Brooklyn terrorism arrests: Suspects talk like jihadis, but New York Times doesn't notice
"When to act? When to watch? When does someone seemingly radicalized become an imminent danger?"
Pithy questions for law enforcement and anti-terrorism agents, and for news media -- especially when three young men in Brooklyn are picked up on charges of supporting the Islamic State, even though they weren’t prominent in any terror plots. But just as the authorities don’t always track all the clues, neither do some newspapers like the New York Times.
The Times looks carefully at the case against Akhror Saidakhmetov and Abdurasul Hasanovich Juraboev, who are accused of trying to join the Islamic State in Syria. The third, Abror Habibov, is accused of helping raise funds for them to do so.
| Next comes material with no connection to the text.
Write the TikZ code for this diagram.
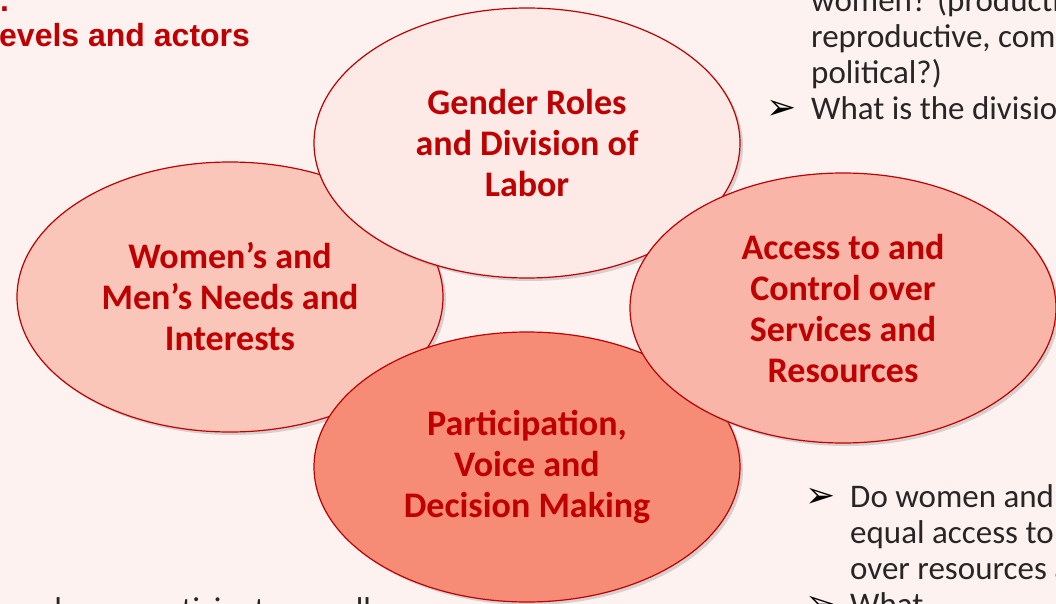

The newspaper examines their jobs and interests; it scrutinizes their e-mails and relationships; it asks agents how they investigate. What it doesn't do is focus on the mutant form of Islam into which the youths were apparently being sucked.
One Times article looks at dilemmas for law enforcement:
The decision to arrest the men highlights the evolving challenges confronting law enforcement as officials calculate whether and when to intervene in instances of what some have begun calling “known wolves.”
There are “lone wolves and known wolves,” said a law enforcement official, who spoke on the condition of anonymity because of the continuing investigation. “A lone wolf is someone who comes out of the woodwork; a known wolf is on your radar.”
The other article profiles the young suspects, including their lifestyles and relationships. It also tells of Saidakhmetov's interest in online IS videos:
But it was some of the darkest corners of the Internet that compelled him, according to the authorities. On websites sympathetic to the Islamic State, he could find videos of the organization’s beheadings, mass executions and crucifixions, carried out in a campaign to seize territory in Iraq and Syria and establish a fundamentalist Islamist caliphate.
The Times even reveals that IS has tweaked the vidgame Grand Theft Auto to muster new recruits. The stories don’t link to the game, but the trailer is available in several spots on YouTube, as in this review by Rich of ReviewTechUSA. (Language warning.)
We also read a lot of hints of the religious beliefs of Saidakhmetov and Juraboev. One relates their beliefs to the actions of another man:
When a man attacked police officers with a hatchet in Queens in October, the police said he had spent time online looking at the videos of killings done in the name of the Islamic State, and they may have helped push him to act.
Similarly, the radicalization of the two men in Brooklyn and their willingness to act on their desires expressed online, officials said, show how quickly aspirations can turn to reality.
The other story drops even more hints. It says Saidakhmetov wanted to go to Syria "to become holy warriors." It adds that Juraboev complained online that his parents in Uzbekistan sometimes "do idolatry" and that his sisters were "uncovered." He "wondered how he could live a pure Islamic life," the Times says.
And in the days before Saidakhmetov tried to leave, he told an informant that "he felt that his soul was already on its way to paradise." The Times also reports:
But Mr. Saidakhmetov still needed his passport, and on Feb. 19 he called his mother. In a conversation recorded by federal agents, he asked for it. She asked him where he was going. He said to join the Islamic State.
“If a person has a chance to join the Islamic State and does not go there, on Judgment Day he will be asked why, and it is a sin to live in the land of infidels,” he told her, court documents say.
It's possible that no one has a full answer. As the Christian Science Monitor indicates, world leaders are still trying to understand Jihadi John. "The family was religious, but not radical," the Monitor reports. "It is unknown how, exactly, Emwazi’s developed his sympathies for radical Islam."
But when young men are inspired by online atrocities, the beliefs of those who commit the atrocities would seem to be a good place to probe further.